Catherine Bray “I pursued the glitz for a while. And I don’t regret it. But I know it wasn’t the real thing. It wasn’t the real thing.” This sentiment, which could almost be poetry or song lyrics, is spoken by Edna O’Brien in one of the final interviews she gave, which appears toward the end of director Sinéad O’Shea’s engaging documentary. “Glitz” is if anything an understatement: The film opens with something of a roll-call of O’Brien’s famous friends, showing the celebrated Irish author in her prime rubbing shoulders with the likes of Paul McCartney, Shirley MacLaine, Sean Connery, Jane Fonda, Judy Garland and Laurence Olivier.

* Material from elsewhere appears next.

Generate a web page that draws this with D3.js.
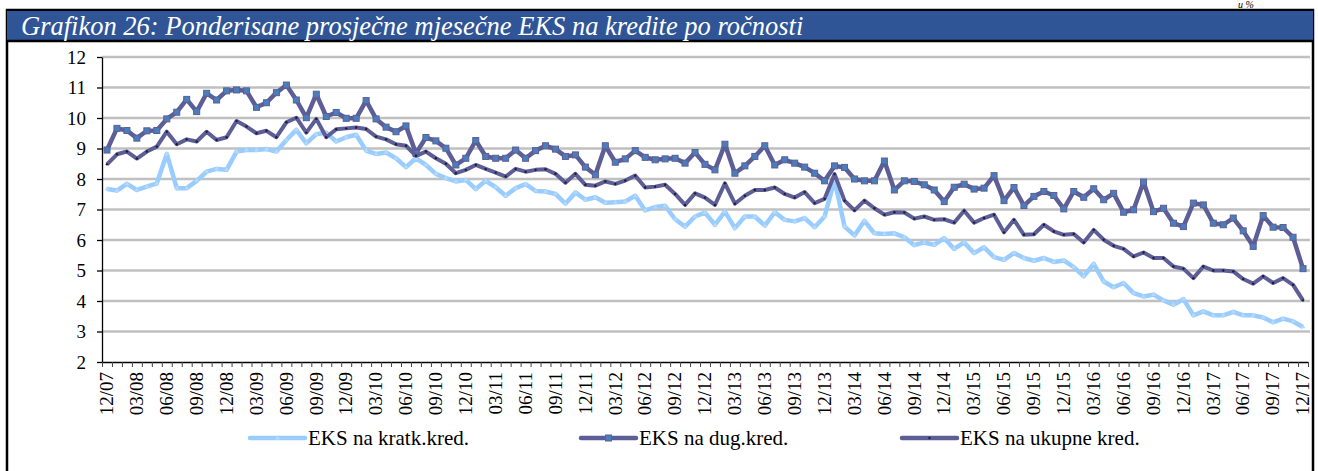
<!DOCTYPE html>
<html>
<head>
<meta charset="utf-8">
<script src="https://cdn.jsdelivr.net/npm/d3@7"></script>
<style>
  body { margin: 0; background: #fff; }
  svg { display: block; }
</style>
</head>
<body>
<svg id="chart" width="1318" height="471"></svg>
<script>
// mjeseci od 12/07 do 12/17
const startYear = 2007, startMonth = 12, nMonths = 121;
const months = [];
for (let k = 0; k < nMonths; k++) {
  const m = (startMonth - 1 + k) % 12 + 1;
  const yr = startYear + Math.floor((startMonth - 1 + k) / 12);
  months.push(String(m).padStart(2, '0') + '/' + String(yr % 100).padStart(2, '0'));
}
const shownLabels = months.filter((d, i) => i % 3 === 0);
const yTicks = [2, 3, 4, 5, 6, 7, 8, 9, 10, 11, 12];

const kratk = [7.67, 7.62, 7.84, 7.64, 7.75, 7.86, 8.82, 7.70, 7.70, 7.94, 8.24, 8.33, 8.30, 8.90, 8.95, 8.95, 8.98, 8.90, 9.28, 9.61,
  9.17, 9.47, 9.52, 9.23, 9.37, 9.45, 8.93, 8.82, 8.87, 8.68, 8.39, 8.68, 8.46, 8.17, 8.03, 7.92, 7.97, 7.67, 7.94, 7.73,
  7.45, 7.70, 7.83, 7.61, 7.59, 7.51, 7.19, 7.56, 7.32, 7.40, 7.22, 7.24, 7.26, 7.45, 6.97, 7.08, 7.12, 6.68, 6.44, 6.77,
  6.90, 6.50, 6.93, 6.39, 6.77, 6.77, 6.47, 6.91, 6.66, 6.61, 6.72, 6.42, 6.77, 7.97, 6.44, 6.15, 6.63, 6.22, 6.20, 6.22,
  6.09, 5.83, 5.92, 5.84, 6.06, 5.71, 5.92, 5.57, 5.76, 5.44, 5.35, 5.57, 5.41, 5.32, 5.41, 5.28, 5.33, 5.11, 4.81, 5.22,
  4.64, 4.45, 4.59, 4.26, 4.15, 4.21, 4.02, 3.88, 4.06, 3.53, 3.66, 3.53, 3.53, 3.64, 3.53, 3.53, 3.46, 3.30, 3.42, 3.33, 3.15];

const dug = [8.95, 9.66, 9.59, 9.34, 9.58, 9.59, 9.97, 10.19, 10.61, 10.21, 10.81, 10.59, 10.89, 10.92, 10.89, 10.35, 10.50, 10.83, 11.08, 10.59,
  10.01, 10.78, 10.05, 10.18, 9.99, 9.99, 10.57, 9.97, 9.70, 9.55, 9.74, 8.84, 9.36, 9.25, 9.01, 8.46, 8.68, 9.26, 8.74, 8.68,
  8.68, 8.95, 8.68, 8.93, 9.09, 8.98, 8.74, 8.79, 8.39, 8.14, 9.09, 8.55, 8.66, 8.93, 8.71, 8.63, 8.66, 8.68, 8.52, 8.87,
  8.48, 8.30, 9.14, 8.19, 8.43, 8.74, 9.09, 8.46, 8.63, 8.52, 8.39, 8.19, 7.94, 8.43, 8.38, 8.00, 7.94, 7.94, 8.59, 7.64,
  7.94, 7.92, 7.81, 7.64, 7.26, 7.73, 7.83, 7.67, 7.70, 8.11, 7.29, 7.72, 7.13, 7.43, 7.59, 7.46, 7.02, 7.59, 7.40, 7.68,
  7.32, 7.53, 6.91, 6.99, 7.90, 6.93, 7.04, 6.55, 6.44, 7.21, 7.15, 6.55, 6.50, 6.72, 6.30, 5.79, 6.80, 6.42, 6.41, 6.09, 5.06];

const ukupne = [8.48, 8.81, 8.90, 8.67, 8.90, 9.06, 9.55, 9.14, 9.30, 9.23, 9.55, 9.28, 9.37, 9.90, 9.72, 9.50, 9.58, 9.37, 9.86, 10.01,
  9.52, 9.97, 9.37, 9.63, 9.66, 9.69, 9.64, 9.39, 9.30, 9.14, 9.09, 8.76, 8.90, 8.68, 8.50, 8.19, 8.30, 8.46, 8.33, 8.21,
  8.08, 8.33, 8.24, 8.30, 8.32, 8.17, 7.88, 8.17, 7.81, 7.78, 7.92, 7.84, 7.95, 8.11, 7.72, 7.75, 7.81, 7.51, 7.15, 7.53,
  7.39, 7.15, 7.86, 7.19, 7.45, 7.64, 7.64, 7.72, 7.51, 7.39, 7.57, 7.21, 7.35, 8.16, 7.29, 6.97, 7.29, 7.04, 6.83, 6.91,
  6.90, 6.70, 6.77, 6.66, 6.68, 6.57, 6.96, 6.57, 6.72, 6.83, 6.25, 6.66, 6.17, 6.19, 6.50, 6.28, 6.17, 6.20, 5.92, 6.33,
  6.01, 5.81, 5.71, 5.46, 5.59, 5.41, 5.41, 5.13, 5.06, 4.75, 5.13, 5.00, 5.00, 4.97, 4.72, 4.57, 4.81, 4.59, 4.75, 4.53, 4.02];

const seriesNames = ['EKS na kratk.kred.', 'EKS na dug.kred.', 'EKS na ukupne kred.'];

const svg = d3.select('#chart');
const FONT = 'Liberation Serif';
const plot = {left: 102, right: 1308, top: 57, bottom: 362};
const darkC = '#5e5e96', lightC = '#99ccff';

// okvir i naslov
svg.append('rect').attr('x', 7).attr('y', 10).attr('width', 1306).attr('height', 480)
  .attr('fill', 'none').attr('stroke', '#000').attr('stroke-width', 2.5);
svg.append('rect').attr('x', 7).attr('y', 10).attr('width', 1306).attr('height', 31).attr('fill', '#2f5597');
svg.append('line').attr('x1', 7).attr('x2', 1313).attr('y1', 41).attr('y2', 41).attr('stroke', '#000').attr('stroke-width', 2.5);
svg.append('rect').attr('x', 7).attr('y', 9).attr('width', 1306).attr('height', 2).attr('fill', '#000');
svg.append('text').attr('x', 21).attr('y', 35)
  .attr('font-family', FONT).attr('font-style', 'italic').attr('font-size', 26.5).attr('fill', '#fff')
  .text('Grafikon 26: Ponderisane prosječne mjesečne EKS na kredite po ročnosti');
svg.append('text').attr('x', 1238).attr('y', 8)
  .attr('font-family', FONT).attr('font-style', 'italic').attr('font-size', 10)
  .text('u %');

// skale
const x = d3.scaleBand().domain(months).range([plot.left, plot.right]);
const xIdx = d3.scaleLinear().domain([0, nMonths]).range([plot.left, plot.right]);
const y = d3.scaleLinear().domain([2, 12]).range([plot.bottom, plot.top]);
const cx = d => x(d) + x.bandwidth() / 2;

// mreža
svg.append('g').selectAll('line').data(yTicks.filter(t => t > 2)).join('line')
  .attr('x1', plot.left).attr('x2', plot.right + 2)
  .attr('y1', d => y(d)).attr('y2', d => y(d))
  .attr('stroke', '#c0c0c0').attr('stroke-width', 2.5);

// y os
const yAx = svg.append('g').attr('transform', `translate(${plot.left},0)`)
  .call(d3.axisLeft(y).tickValues(yTicks).tickSize(5).tickSizeOuter(0).tickPadding(11));
yAx.selectAll('text').attr('font-family', FONT).attr('font-size', 19).attr('fill', '#000');
yAx.selectAll('line, path').attr('stroke', '#000').attr('stroke-width', 1.3);

// x os - crtice na granicama mjeseci
const xAx = svg.append('g').attr('transform', `translate(0,${plot.bottom})`)
  .call(d3.axisBottom(xIdx).tickValues(d3.range(nMonths + 1)).tickSize(5).tickSizeOuter(0).tickFormat(''));
xAx.selectAll('line, path').attr('stroke', '#000').attr('stroke-width', 1.3);
xAx.selectAll('line').attr('stroke-width', 1).attr('stroke', '#444');

const xLab = svg.append('g').attr('transform', `translate(0,${plot.bottom})`)
  .call(d3.axisBottom(x).tickValues(shownLabels).tickSize(0));
xLab.select('.domain').remove();
xLab.selectAll('text')
  .attr('font-family', FONT).attr('font-size', 19).attr('fill', '#000')
  .attr('transform', 'rotate(-90)')
  .attr('x', -10).attr('y', 0).attr('dy', '0.33em')
  .style('text-anchor', 'end');

// linije
const line = d3.line().x((d, i) => cx(months[i])).y(d => y(d));

function drawSeries(data, color, width, marker) {
  const g = svg.append('g');
  g.append('path').datum(data).attr('d', line)
    .attr('fill', 'none').attr('stroke', color).attr('stroke-width', width)
    .attr('stroke-linejoin', 'round');
  marker(g.selectAll('.m').data(data).join('g')
    .attr('transform', (d, i) => `translate(${cx(months[i])},${y(d)})`));
}

const markKratk = sel => sel.append('path').attr('d', d3.symbol(d3.symbolTriangle, 10))
  .attr('fill', '#b9d9f7').attr('stroke', 'none');
const markDug = sel => sel.append('rect').attr('x', -3).attr('y', -3).attr('width', 6).attr('height', 6)
  .attr('fill', '#4a7ebb').attr('stroke', darkC).attr('stroke-width', 1);
const markUk = sel => sel.append('circle').attr('r', 1.2).attr('fill', '#1c1c40');

drawSeries(kratk, lightC, 4.5, markKratk);
drawSeries(dug, darkC, 4.5, markDug);
drawSeries(ukupne, darkC, 4, markUk);

// legenda
const legX = [250, 581, 902];
const legY = 438;
const markers = [markKratk, markDug, markUk];
const colors = [lightC, darkC, darkC];
seriesNames.forEach((name, k) => {
  const g = svg.append('g');
  g.append('line').attr('x1', legX[k]).attr('x2', legX[k] + 55).attr('y1', legY).attr('y2', legY)
    .attr('stroke', colors[k]).attr('stroke-width', 4.5).attr('stroke-linecap', 'round');
  markers[k](g.append('g').attr('transform', `translate(${legX[k] + 27.5},${legY})`));
  g.append('text').attr('x', legX[k] + 58).attr('y', legY + 7)
    .attr('font-family', FONT).attr('font-size', 21)
    .text(name);
});
</script>
</body>
</html>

Indeed, she rubs more than shoulders with some of them: Romantic conquests include Robert Mitchum. Yowza. After the razzle dazzle prologue to get newcomers interested with the promise of famous faces, the film proper begins, tracing O’Brien’s more humble roots in County Clare, Ireland, where she was born in 1930.

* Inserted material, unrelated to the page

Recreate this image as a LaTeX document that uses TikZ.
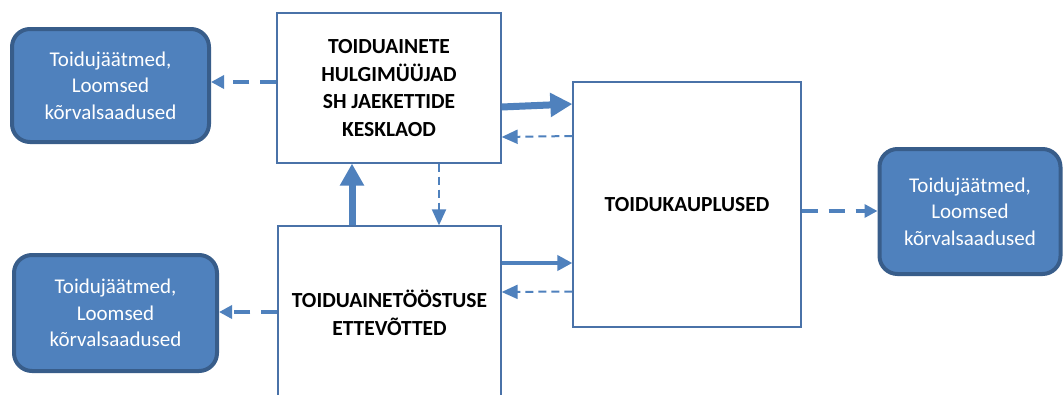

As soon as she’s old enough, the young woman heads to the big city, Dublin, which at that time for O’Brien represents everything that is worldly, cosmopolitan, fashionable and culturally exciting.
She bags her first magazine column, 600 words a week on subjects suitable for a female readership, and meets a fellow James Joyce fan some 20 years her senior, which spells trouble when her family learns of the affair through the splendidly old-fashioned mechanism of an anonymous letter left on a bicycle seat.